Re: cc65: Unnecessary code when accessing pointers

Posted: Tue Jun 26, 2018 9:24 am
by gauauu
Just to chime in because I had this same issue with my project: yes, cc65 generates terrible code for pointers. Anything using pointers in a loop will probably need to be written in assembly.

In Robo Ninja Climb, I had a simple loop with some pointers that literally used 80% of a frame with cc65's version. Rewriting in assembly with a tiny bit of optimization dropped it to less than 5% of my frame.

Re: cc65: Unnecessary code when accessing pointers

Posted: Wed Jun 27, 2018 3:49 pm
by DRW
Here's another strange cc65 behavior:

This:

Code: Select all

dest = (src + 3) >> 2;
gets turned into this:

Code: Select all

	ldx     #$00
	lda     _src
	jsr     incax3
	jsr     shrax2
	sta     _dest
Why doesn't the compiler simply use LSR?
It creates perfectly fine code when you turn the shift operator around:

Code: Select all

	lda     _src
	clc
	adc     #$03
	asl     a
	asl     a
	sta     _dest
And if you use the right shift operator, but remove the + 3, then it's fine as well:

Code: Select all

	lda     _src
	lsr     a
	lsr     a
	sta     _dest

Re: cc65: Unnecessary code when accessing pointers

Posted: Wed Jun 27, 2018 3:57 pm
by rainwarrior
That's actually correct. The temporary result src + 3 is implicitly a 16-bit int. The high bits of the result can matter when you shift them down, but they won't matter when you shift them up.
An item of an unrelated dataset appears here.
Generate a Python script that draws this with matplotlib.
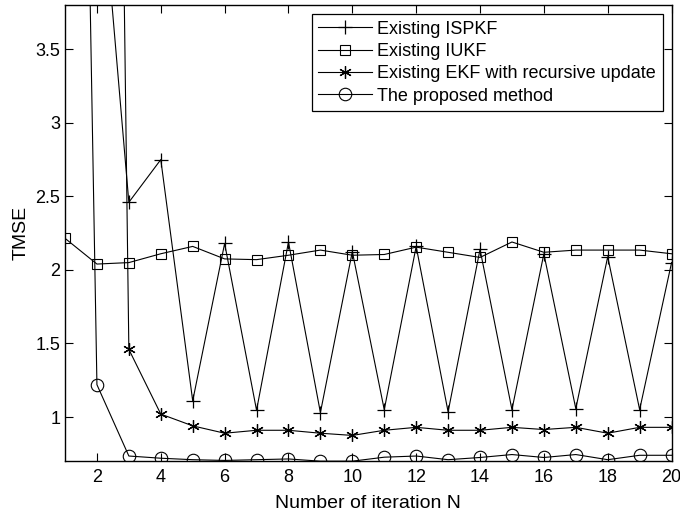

Think of (255+3)>>2.

How does it deal with:

Code: Select all

dest = (unsigned char)(src + 3) >> 2;

Re: cc65: Unnecessary code when accessing pointers

Posted: Wed Jun 27, 2018 3:59 pm
by tepples
Is this also incorrect?

Code: Select all

clc
lda src
adc #3  ; C:A ranges from 3 to 258
ror a
lsr a
sta dest

Re: cc65: Unnecessary code when accessing pointers

Posted: Wed Jun 27, 2018 4:01 pm
by rainwarrior
tepples wrote:Is this also incorrect?
No, that's fine, but that's a whole new class of optimization that you've ordered here. (Something about keeping track of not just 8 and 16 bit results, but 9 bit as well...)

Re: cc65: Unnecessary code when accessing pointers

Posted: Wed Jun 27, 2018 4:04 pm
by DRW
Is there any way I can force the compiler to treat this as a byte?